New Question 121H.01 (and Exchange Act Forms Form 10-K New Question 104.19, Form 20-F New Question 110.09, and Form 40-F New Question 112.04). The clawback rules added a requirement to include new checkboxes on the cover pages of Form 10-K, Form 20-F and Form 40-F to indicate separately (a) whether the financial statements of the issuer included in the filing reflect correction of errors to previously issued financial statements, and (b) whether any of those error corrections are restatements that required a recovery analysis of incentive-based compensation received by any of the issuer’s executive officers during the relevant recovery period. Although the checkbox requirement became effective January 27, 2023, the listing standards are not required to be effective until November 28, 2023 and subject issuers will not be required to adopt a clawback policy for 60 days following the effective date of the applicable standards. In the adopting release, the SEC made clear that issuers will not be required to comply with the disclosure requirements before they have adopted clawback policies under the applicable exchange listing standard. Accordingly, while the rules and forms will include the checkboxes and other disclosure requirements in 2023, Corp Fin does “not expect issuers to provide such disclosure until they are required to have a recovery policy under the applicable listing standard.” But see this post from thecorporatecounsel.net, which reports that the staff has informally confirmed “that you should include the checkboxes (but don’t need to mark them). If you are concerned that a blank checkbox could be misleading, you could add an explanatory note to the effect that the checkboxes are blank pending adoption of the underlying rules.”

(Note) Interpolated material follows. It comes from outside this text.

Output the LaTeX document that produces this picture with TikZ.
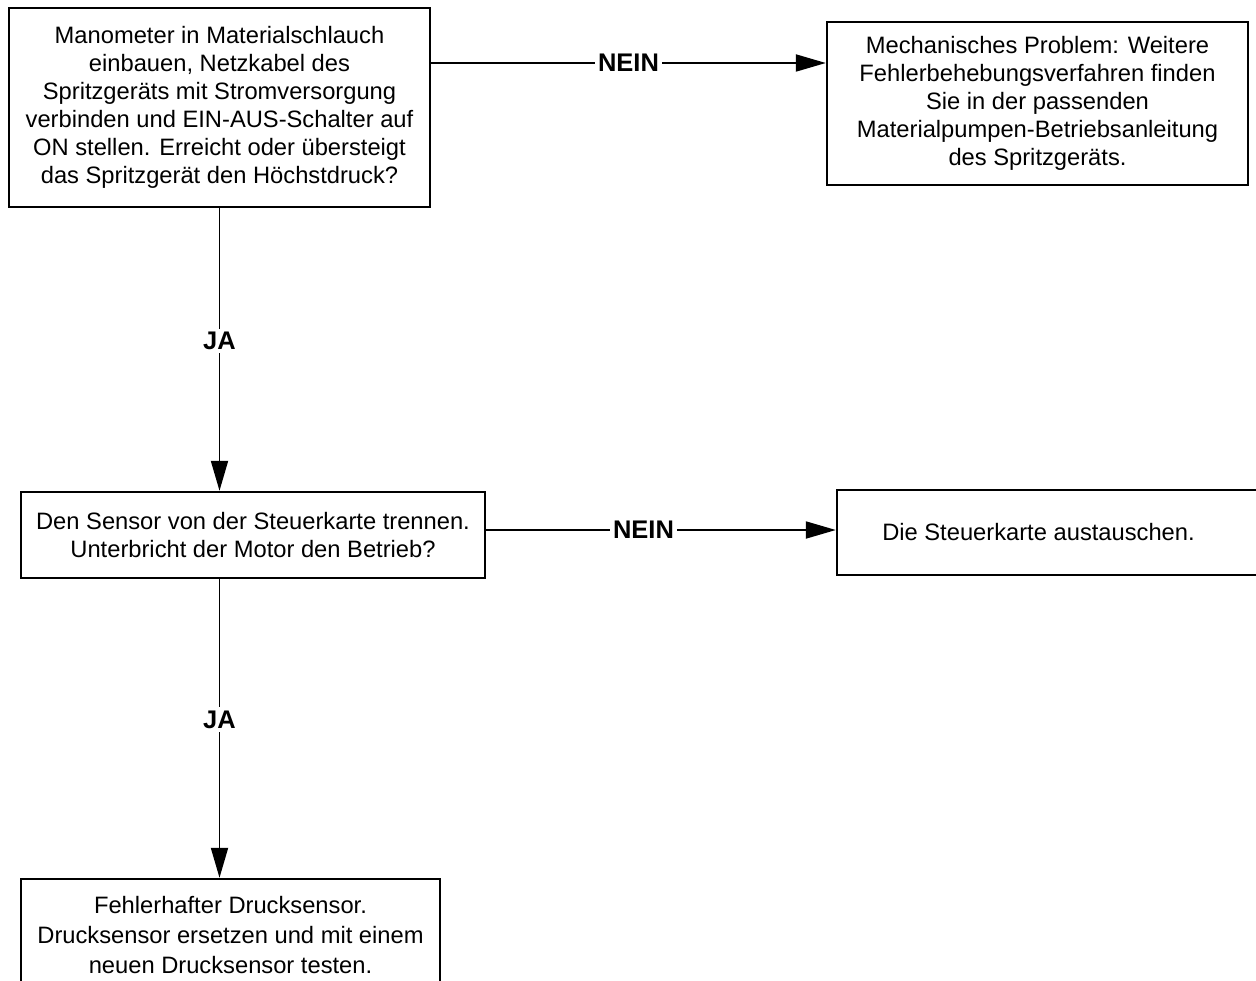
\documentclass[tikz,border=0pt]{standalone}
\usepackage{fontspec}
\setmainfont{Liberation Sans}
\usetikzlibrary{arrows.meta}

\begin{document}
\begin{tikzpicture}[x=0.02cm,y=-0.02cm]

  \tikzstyle{box}=[draw,line width=1.4pt,align=center,inner sep=0pt,font=\fontsize{13.5}{15.9}\selectfont]
  \tikzstyle{flow}=[line width=1.1pt,-{Triangle[length=0.6cm,width=0.34cm]}]
  \tikzstyle{answer}=[fill=white,inner sep=2pt,font=\fontsize{14.5}{17}\selectfont\bfseries]

  % ====================
  % Parameters
  % ====================
  \def\boxw{8.42cm}   % Width of the left/upper boxes
  \def\neinone{63}    % Height of the first NEIN arrow
  \def\neintwo{530}   % Height of the second NEIN arrow
  % ====================

  \useasboundingbox (0,0) rectangle (1256,980);

  % ====================
  % Boxes
  % ====================
  \node (check) [box,minimum width=\boxw,minimum height=3.98cm] at (219.5,107.5)
    {Manometer in Materialschlauch\\ einbauen, Netzkabel des\\ Spritzgeräts mit Stromversorgung\\
     verbinden und EIN-AUS-Schalter auf\\ ON stellen. Erreicht oder übersteigt\\ das Spritzgerät den Höchstdruck?};
  \node (mech) [box,minimum width=\boxw,minimum height=3.26cm] at (1037.5,103.5)
    {Mechanisches Problem: Weitere\\ Fehlerbehebungsverfahren finden\\ Sie in der passenden\\
     Materialpumpen-Betriebsanleitung\\ des Spritzgeräts.};
  \node (sensor) [box,minimum width=9.28cm,minimum height=1.72cm] at (253,535)
    {Den Sensor von der Steuerkarte trennen.\\ Unterbricht der Motor den Betrieb?};
  \node (board) [box,minimum width=8.66cm,minimum height=1.7cm] at (1053.5,532.5)
    {Die Steuerkarte austauschen.\hspace*{0.6cm}};
  \node (defect) [box,minimum width=8.38cm,minimum height=2.24cm,font=\fontsize{13.5}{17.1}\selectfont] at (230.5,935)
    {Fehlerhafter Drucksensor.\\ Drucksensor ersetzen und mit einem\\ neuen Drucksensor testen.};

  % ====================
  % Connectors
  % ====================
  \coordinate (nein1) at (0,\neinone);
  \coordinate (nein2) at (0,\neintwo);

  \draw[flow] (check.east |- nein1) -- node[answer]{NEIN} (mech.west |- nein1);
  \draw[flow] (sensor.east |- nein2) -- node[answer,pos=0.45]{NEIN} (board.west |- nein2);

  \draw[flow] (check.south) -- node[answer,pos=0.47]{JA} (check.south |- sensor.north);
  \draw[flow] (check.south |- sensor.south) -- node[answer,pos=0.47]{JA} (check.south |- defect.north);
\end{tikzpicture}
\end{document}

New Question 121H.02 (and Exchange Act Forms Form 20-F New Question 110.08). For the most part, Form 20-F requires compensation and similar information about “senior management,” not “named executive officers.” As defined, “senior management” includes, in general, members of the issuer’s “administrative, supervisory or management bodies.” According to the Form, the “persons covered by the term ‘administrative, supervisory or management bodies’ vary in different countries and, for purposes of complying with the disclosure standards, will be determined by the host country.” The final clawback rules, however, refer to “named executive officers.” If an FPI were required to prepare an accounting restatement that required a clawback under the issuer’s recovery policy, new Item 6.F of Form 20-F would require specific individualized disclosures for the current and former named executive officers and for all other current and former executive officers as a group (for example, if an impracticability exception were used or if, as of the end of the last completed fiscal year, a balance of compensation to be recovered had been outstanding for 180 days). Should FPIs provide disclosure under Item 6.F about NEOs or senior management? According to Corp Fin, if an FPI files on domestic forms and provides executive comp disclosure under Item 402 of Reg S-K, the issuer should provide disclosure for its NEOs as required by Form 20-F; if, instead, an FPI uses Form 20-F, “individualized disclosure is required about members of their administrative, supervisory, or management bodies for whom the issuer otherwise provides individualized compensation disclosure in the filing. “
New Question 121H.03 (and Exchange Act Forms Form 40-F New Question 112.03) Item B.19 of Form 40-F, which relates to clawback disclosure, also requires individualized disclosure for the named executive officers. According to Corp Fin, in response to Item B.19, issuers should provide individualized disclosure about “executive officers for whom the issuer otherwise provides individualized compensation disclosure in the filing.”
New Question 121H.04 In the final rules, in response to commenters that maintained that clawback recovery from tax-qualified retirement plans could violate ERISA anti-alienation rules and result in loss of tax-qualified status for the plan, the SEC included an exception to clawback recovery where “recovery would likely cause an otherwise tax-qualified retirement plan, under which benefits are broadly available to employees of the registrant, to fail to meet the requirements” of applicable law. Incentive compensation, the adopting release continued, contributed to plans limited only to executive officers, SERPs or other nonqualified plans and related benefits would still be subject to recovery. But how far could recovery go? Would it affect, for example, long-term disability or life insurance? Corp Fin confirmed that the rule “is intended to apply broadly. For plans that take into account incentive-based compensation, an issuer would be expected to claw back the amount contributed to the notional account based on erroneously awarded incentive-based compensation and any earnings accrued to date on that notional amount.”